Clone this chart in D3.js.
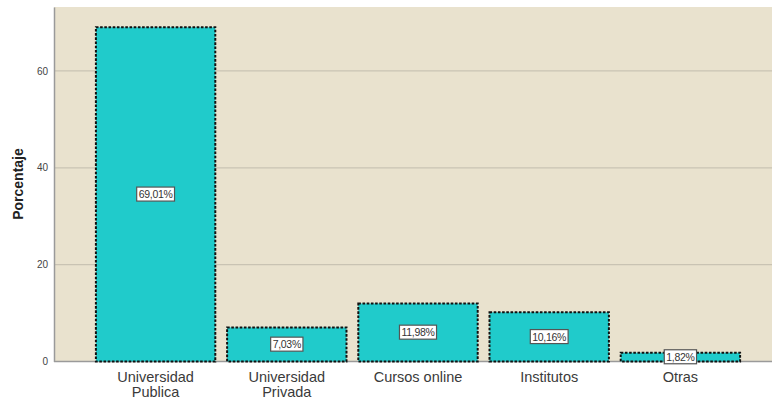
<!DOCTYPE html>
<html>
<head>
<meta charset="utf-8">
<script src="https://cdn.jsdelivr.net/npm/d3@7"></script>
<style>
  html, body { margin: 0; padding: 0; background: #fff; }
  svg { display: block; font-family: Arial, "Liberation Sans", sans-serif; }
</style>
</head>
<body>
<svg id="chart" width="773" height="399"></svg>
<script>
// Tipo de formación: porcentaje por categoría
const categories = [["Universidad", "Publica"], ["Universidad", "Privada"], ["Cursos online"], ["Institutos"], ["Otras"]];
const values = [69.01, 7.03, 11.98, 10.16, 1.82];
const valueLabels = ["69,01%", "7,03%", "11,98%", "10,16%", "1,82%"];
const yTicks = [0, 20, 40, 60];
const yTitle = "Porcentaje";

const svg = d3.select("#chart");
const plot = { left: 54, right: 772, top: 7, bottom: 361.5 };

const keys = categories.map(c => c.join(" "));
const x = d3.scaleBand().domain(keys).range([90, 746]).paddingInner(0.09).paddingOuter(0.045);
const y = d3.scaleLinear().domain([0, 73.2]).range([plot.bottom, plot.top]);

// plot background
svg.append("rect")
  .attr("x", plot.left).attr("y", plot.top)
  .attr("width", plot.right - plot.left).attr("height", plot.bottom - plot.top)
  .attr("fill", "#E9E2CE");

// gridlines
svg.append("g").selectAll("line").data(yTicks.filter(t => t > 0)).join("line")
  .attr("x1", plot.left).attr("x2", plot.right)
  .attr("y1", d => y(d)).attr("y2", d => y(d))
  .attr("stroke", "#C9C3B3").attr("stroke-width", 1.2);

// y axis
const yAxis = svg.append("g")
  .attr("transform", `translate(${plot.left},0)`)
  .call(d3.axisLeft(y).tickValues(yTicks).tickSize(0).tickPadding(6).tickFormat(d3.format("d")));
yAxis.select(".domain").attr("stroke", "#9A9A9A").attr("stroke-width", 1.5);
yAxis.selectAll("text").attr("font-size", 10).attr("fill", "#444")
  .attr("font-family", "Arial, 'Liberation Sans', sans-serif");

// x baseline
svg.append("line")
  .attr("x1", plot.left).attr("x2", plot.right)
  .attr("y1", plot.bottom).attr("y2", plot.bottom)
  .attr("stroke", "#9A9A9A").attr("stroke-width", 1.5);

// bars
const data = keys.map((k, i) => ({ key: k, lines: categories[i], value: values[i], label: valueLabels[i] }));
svg.append("g").selectAll("rect").data(data).join("rect")
  .attr("x", d => x(d.key))
  .attr("y", d => y(d.value))
  .attr("width", x.bandwidth())
  .attr("height", d => y(0) - y(d.value))
  .attr("fill", "#20CBCB")
  .attr("stroke", "#111")
  .attr("stroke-width", 2)
  .attr("stroke-dasharray", "2.6,1.6");

// value labels in boxes
const lab = svg.append("g").selectAll("g").data(data).join("g")
  .attr("transform", d => `translate(${x(d.key) + x.bandwidth() / 2},${(y(d.value) + y(0)) / 2})`);
lab.append("text")
  .attr("text-anchor", "middle").attr("dy", "0.35em")
  .attr("font-size", 10.5).attr("fill", "#333").attr("letter-spacing", -0.3)
  .text(d => d.label);
lab.each(function () {
  const g = d3.select(this);
  const bb = g.select("text").node().getBBox();
  g.insert("rect", "text")
    .attr("x", bb.x - 2).attr("y", bb.y - 1)
    .attr("width", bb.width + 4).attr("height", bb.height + 2)
    .attr("fill", "#fff").attr("stroke", "#555").attr("stroke-width", 1.2);
});

// category labels
const xl = svg.append("g").selectAll("text").data(data).join("text")
  .attr("x", d => x(d.key) + x.bandwidth() / 2)
  .attr("y", 382)
  .attr("text-anchor", "middle")
  .attr("font-size", 14.5).attr("fill", "#3a3a3a");
xl.selectAll("tspan").data(d => d.lines.map(l => ({ l, cx: x(d.key) + x.bandwidth() / 2 }))).join("tspan")
  .attr("x", t => t.cx)
  .attr("dy", (t, i) => i === 0 ? 0 : 14.5)
  .text(t => t.l);

// y title
svg.append("text")
  .attr("transform", `translate(23,184) rotate(-90)`)
  .attr("text-anchor", "middle")
  .attr("font-size", 14).attr("font-weight", "bold").attr("fill", "#222")
  .text(yTitle);
</script>
</body>
</html>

| What to produce |
Omit the pictures, then repeat exactly each line from the beginning of the listing through the line with "7, bottom: 361.5".

| Worked answer |
Clone this chart in D3.js.
<!DOCTYPE html>
<html>
<head>
<meta charset="utf-8">
<script src="https://cdn.jsdelivr.net/npm/d3@7"></script>
<style>
  html, body { margin: 0; padding: 0; background: #fff; }
  svg { display: block; font-family: Arial, "Liberation Sans", sans-serif; }
</style>
</head>
<body>
<svg id="chart" width="773" height="399"></svg>
<script>
// Tipo de formación: porcentaje por categoría
const categories = [["Universidad", "Publica"], ["Universidad", "Privada"], ["Cursos online"], ["Institutos"], ["Otras"]];
const values = [69.01, 7.03, 11.98, 10.16, 1.82];
const valueLabels = ["69,01%", "7,03%", "11,98%", "10,16%", "1,82%"];
const yTicks = [0, 20, 40, 60];
const yTitle = "Porcentaje";

const svg = d3.select("#chart");
const plot = { left: 54, right: 772, top: 7, bottom: 361.5 };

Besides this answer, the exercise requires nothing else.